В декабре нас перевели в очень большую камеру с двухэтажными нарами. Теперь у всех было свое место, разрешали лежать и днем. От слабости и недоедания таких лежащих становилось все больше. Ничто из внешнего мира не проникало к нам. Однажды наша конвоирка-латышка обиделась на какую-то женщину, разволновалась, раскричалась (вошла даже в камеру — в коридоре должна быть тишина) и сказала, что она несчастнее нас, что наши семьи немцы не тронут, а ее оставшуюся семью могут уничтожить, хотя она служит не по своей воле, а мобилизованная. Еще сказала, что мы даже поем и устраиваем вечеринки, а она стоит в ледяном коридоре. Одна! Так мы узнали, что в Прибалтике немцы. Так подружились с конвоиркой-латышкой.
А вечеринки мы действительно устраивали. И какие они были веселые, неожиданные, просто поражающие своей изобретательностью и фантазией.
Само собой установился порядок конца недели. В субботу вечером молдаванки пели песнопения всенощной. В воскресенье утром Лиля и Зоя пели православную обедню, затем эстонки — лютеранские хоралы. Вечером был концерт. Никто нам не мешал, «волчок» все время был открыт — наши затеи развлекали дежурного. Жизнь у конвоиров, действительно, была собачья.
Представление разворачивалось на большом пустом пространстве камеры, с двух сторон окаймленном двухэтажными нарами, — как бы рядом лож и балконом. Главной выдумщицей и исполнительницей смешных ролей была молодая румынка из Молдавии — сестра «Скорой помощи». НКВД решило не утруждать себя ночной поездкой, а просто вызвало ее но поводу якобы сердечного приступа у одного из сотрудников. Она бережно хранила выданную ей с вещевого склада квитанцию: на ней значился стерильный шприц — все ее имущество. Одета она была в хорошо сшитый английский костюм и истлевшую от прежарок, переставшую быть белой кофточку.

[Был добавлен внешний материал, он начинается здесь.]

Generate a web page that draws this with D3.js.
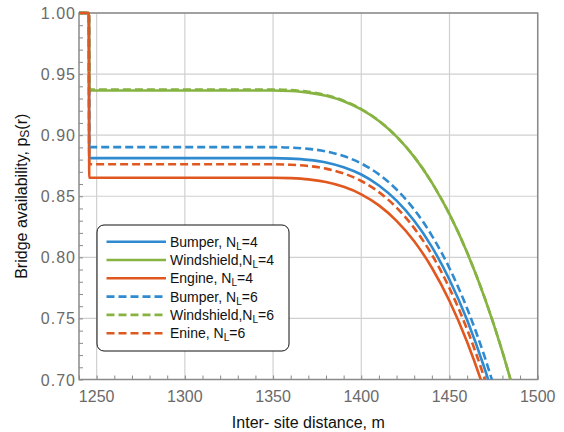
<!DOCTYPE html>
<html>
<head>
<meta charset="utf-8">
<script src="https://cdn.jsdelivr.net/npm/d3@7"></script>
<style>
body{margin:0;background:#fff}
svg{font-family:"Liberation Sans",Arial,sans-serif}
.tick-label{fill:#6a6a6a;font-size:16px}
.label{fill:#111;font-size:16px}
.leg{fill:#111;font-size:14px}
</style>
</head>
<body>
<svg id="chart"></svg>
<script>
//distances (m), the step sits just after 1245
var distance=[1240,1245.6,1245.8,1250,1300,1340,1350,1360,1370,1380,1390,1400,1410,1420,1430,1440,1450,1460,1470,1480,1490]
var bumper4=[1,1,0.8812,0.8812,0.8812,0.8812,0.8812,0.8808,0.8798,0.8777,0.8738,0.8678,0.8588,0.8464,0.8299,0.8086,0.7817,0.7487,0.7086,0.6608,null]
var windshield4=[1,1,0.9366,0.9366,0.9366,0.9366,0.9366,0.9361,0.9348,0.9322,0.9278,0.9211,0.9116,0.8988,0.8822,0.8612,0.8353,0.8039,0.7666,0.7227,0.6716]
var engine4=[1,1,0.8652,0.8652,0.8652,0.8652,0.8652,0.8648,0.8638,0.8616,0.8577,0.8516,0.8425,0.8299,0.8132,0.7915,0.7643,0.7307,0.6901,0.6416,null]
var bumper6=[1,1,0.8902,0.8902,0.8902,0.8902,0.8902,0.8898,0.8888,0.8867,0.8829,0.8768,0.8679,0.8555,0.8391,0.8178,0.7911,0.7581,0.7183,0.6706,null]
var windshield6=[1,1,0.9374,0.9374,0.9374,0.9374,0.9374,0.9369,0.9355,0.9328,0.9283,0.9214,0.9118,0.8989,0.8822,0.8612,0.8353,0.8039,0.7666,0.7227,0.6716]
var engine6=[1,1,0.8762,0.8762,0.8762,0.8762,0.8762,0.8758,0.8748,0.8726,0.8687,0.8625,0.8534,0.8407,0.8239,0.8022,0.7747,0.741,0.7002,0.6514,null]

var legendNames=["Bumper, ","Windshield,","Engine, ","Bumper, ","Windshield,","Enine, "]
var legendNL=["4","4","4","6","6","6"]
var xTicks=[1250,1300,1350,1400,1450,1500]
var yTicks=[0.70,0.75,0.80,0.85,0.90,0.95,1.00]

var blue="#2f8ad0", green="#86b341", orange="#e0581f"
var series=[
    {vals:bumper4,color:blue,dash:null},
    {vals:windshield4,color:green,dash:null},
    {vals:engine4,color:orange,dash:null},
    {vals:bumper6,color:blue,dash:"8,4"},
    {vals:windshield6,color:green,dash:"8,4"},
    {vals:engine6,color:orange,dash:"8,4"}
]

var screen={width:564,height:432}
var margins={left:79,right:26.3,top:13,bottom:52.5}
var graph={
    width:screen.width-margins.left-margins.right,
    height:screen.height-margins.top-margins.bottom
}

var svg=d3.select("#chart")
    .attr("width",screen.width)
    .attr("height",screen.height)

var xScale=d3.scaleLinear()
    .domain([1240,1500])
    .range([margins.left,margins.left+graph.width])
var yScale=d3.scaleLinear()
    .domain([0.70,1.00])
    .range([margins.top+graph.height,margins.top])

//grid
var grid=svg.append("g")
grid.selectAll(".gx")
    .data(xTicks)
    .enter()
    .append("line")
    .attr("x1",function(d){return xScale(d)})
    .attr("x2",function(d){return xScale(d)})
    .attr("y1",margins.top)
    .attr("y2",margins.top+graph.height)
    .attr("stroke","#d0d0d0")
    .attr("stroke-width",1.2)
grid.selectAll(".gy")
    .data(yTicks)
    .enter()
    .append("line")
    .attr("x1",margins.left)
    .attr("x2",margins.left+graph.width)
    .attr("y1",function(d){return yScale(d)})
    .attr("y2",function(d){return yScale(d)})
    .attr("stroke","#d0d0d0")
    .attr("stroke-width",1.2)

//axes with inward ticks
var xMinor=d3.range(1240,1501,10)
var yMinor=d3.range(70,101,1).map(function(d){return d/100})
var xAxis=d3.axisBottom(xScale).tickValues(xMinor).tickSize(-4).tickFormat("")
var yAxis=d3.axisLeft(yScale).tickValues(yMinor).tickSize(-4).tickFormat("")
var axes=svg.append("g")
axes.append("g")
    .attr("transform","translate(0,"+(margins.top+graph.height)+")")
    .call(xAxis)
axes.append("g")
    .attr("transform","translate("+margins.left+",0)")
    .call(yAxis)
axes.selectAll(".domain").remove()
axes.selectAll(".tick line").attr("stroke","#8a8a8a")

//frame
svg.append("rect")
    .attr("x",margins.left)
    .attr("y",margins.top)
    .attr("width",graph.width)
    .attr("height",graph.height)
    .attr("fill","none")
    .attr("stroke","#8a8a8a")
    .attr("stroke-width",1.5)

//tick labels
svg.append("g").selectAll("text")
    .data(xTicks)
    .enter()
    .append("text")
    .classed("tick-label",true)
    .attr("text-anchor","middle")
    .attr("x",function(d){return xScale(d)})
    .attr("y",margins.top+graph.height+22)
    .text(function(d){return d})
svg.append("g").selectAll("text")
    .data(yTicks)
    .enter()
    .append("text")
    .classed("tick-label",true)
    .attr("text-anchor","end")
    .attr("x",margins.left-3)
    .attr("y",function(d){return yScale(d)+6})
    .attr("letter-spacing",1)
    .text(function(d){return d.toFixed(2)})

//lines
svg.append("clipPath")
    .attr("id","clip")
    .append("rect")
    .attr("x",margins.left)
    .attr("y",margins.top-3)
    .attr("width",graph.width)
    .attr("height",graph.height+3)

var lineGenerator=d3.line()
    .defined(function(d){return d[1]!=null})
    .x(function(d){return xScale(d[0])})
    .y(function(d){return yScale(d[1])})
    .curve(d3.curveMonotoneX)

var lines=svg.append("g").attr("clip-path","url(#clip)")
series.forEach(function(s){
    var pts=distance.map(function(x,i){return [x,s.vals[i]]})
    lines.append("path")
        .datum(pts)
        .attr("d",lineGenerator)
        .attr("fill","none")
        .attr("stroke",s.color)
        .attr("stroke-width",2.6)
        .attr("stroke-dasharray",s.dash)
})

//axis labels
svg.append("text")
    .classed("label",true)
    .attr("text-anchor","middle")
    .attr("x",margins.left+graph.width/2)
    .attr("y",428)
    .text("Inter- site distance, m")
var ylab=svg.append("g")
    .attr("transform","translate(27,"+(margins.top+graph.height/2)+")")
    .append("text")
    .classed("label",true)
    .attr("text-anchor","middle")
    .attr("transform","rotate(-90)")
ylab.append("tspan").text("Bridge availability, p")
ylab.append("tspan").attr("font-size","12px").attr("dy",2).text("S")
ylab.append("tspan").attr("dy",-2).text("(r)")

//legend
var leg=svg.append("g")
leg.append("rect")
    .attr("x",97)
    .attr("y",225)
    .attr("width",192)
    .attr("height",126)
    .attr("rx",7)
    .attr("fill","#fff")
    .attr("stroke","#111")
    .attr("stroke-width",1)
var rows=leg.selectAll(".row")
    .data(series)
    .enter()
    .append("g")
    .attr("transform",function(d,i){return "translate(0,"+(241.7+i*18.3)+")"})
rows.append("line")
    .attr("x1",106.5)
    .attr("x2",166)
    .attr("stroke",function(d){return d.color})
    .attr("stroke-width",2.6)
    .attr("stroke-dasharray",function(d){return d.dash})
var txt=rows.append("text")
    .classed("leg",true)
    .attr("x",170)
    .attr("y",5)
txt.append("tspan").text(function(d,i){return legendNames[i]+"N"})
txt.append("tspan").attr("font-size","10px").attr("dy",3).text("L")
txt.append("tspan").attr("dy",-3).text(function(d,i){return "=" + legendNL[i]})
</script>
</body>
</html>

После концертной программы начинались танцы. Тон задавала и обучала всех танцам самая элегантная женщина в камере, венгерка по национальности. Она была замужем за эстонцем, жила в Таллинне, лето 1941 г. проводила на даче у моря. Приехав в город с чемоданом своих вещей, она нашла квартиру опечатанной. Вместо того, чтобы скрыться, она взяла такси, отправилась в НКВД требовать, чтобы ей открыли квартиру и сказали, где находится ее муж. Ее любезно приняли, и — началось ее многострадальное странствие. Через четыре года наши пути вновь пересеклись: ее прислали в Баим как тяжелого дистрофика. Все ее дорогие и изящные платья украли урки. На ней было лишь страшное, не известно какого срока рубище. Летом 1946 г., освобождаясь, я должна была сдать имевшиеся у меня казенные вещи. Они были у меня в полном порядке. Я передала ей эти вещи, а сама — к удивлению кладовщика — сдала ее лохмотья как свои.
Очень праздничное было у нас лютеранское Рождество. Накануне, в Сочельник, 24 декабря эстонки уже с утра пели рождественские хоралы. Из больницы были выписаны и вернулись в нашу камеру две женщины. Одна из них сразу же протолкалась к Наде Цирк и сказала, что в больнице была женщина из Иркутской тюрьмы, дворничиха одного из таллиннских домов. Она рассказала, что у них в доме у своих бабушки и дедушки живет маленькая девочка, принесенная из тюрьмы. Запомнила и адрес — это оказался дом, где жили родители Нади. Как Надя плакала и смеялась, как мы ее целовали! А молоденькая, очень милая эстоночка Юта обошла всех, поздравляя каждого с наступающим праздником и передавая крошечный кусочек шоколада. Вот было чудо! Все долго держали его на языке, стараясь не сразу проглотить. У этой милой девушки хватило стойкости сохранить большую плитку шоколада. Она могла бы тайком, с подругой, ее съесть, и обе были бы сыты в праздничный вечер. Но она тщательнейшим образом разделила на всех!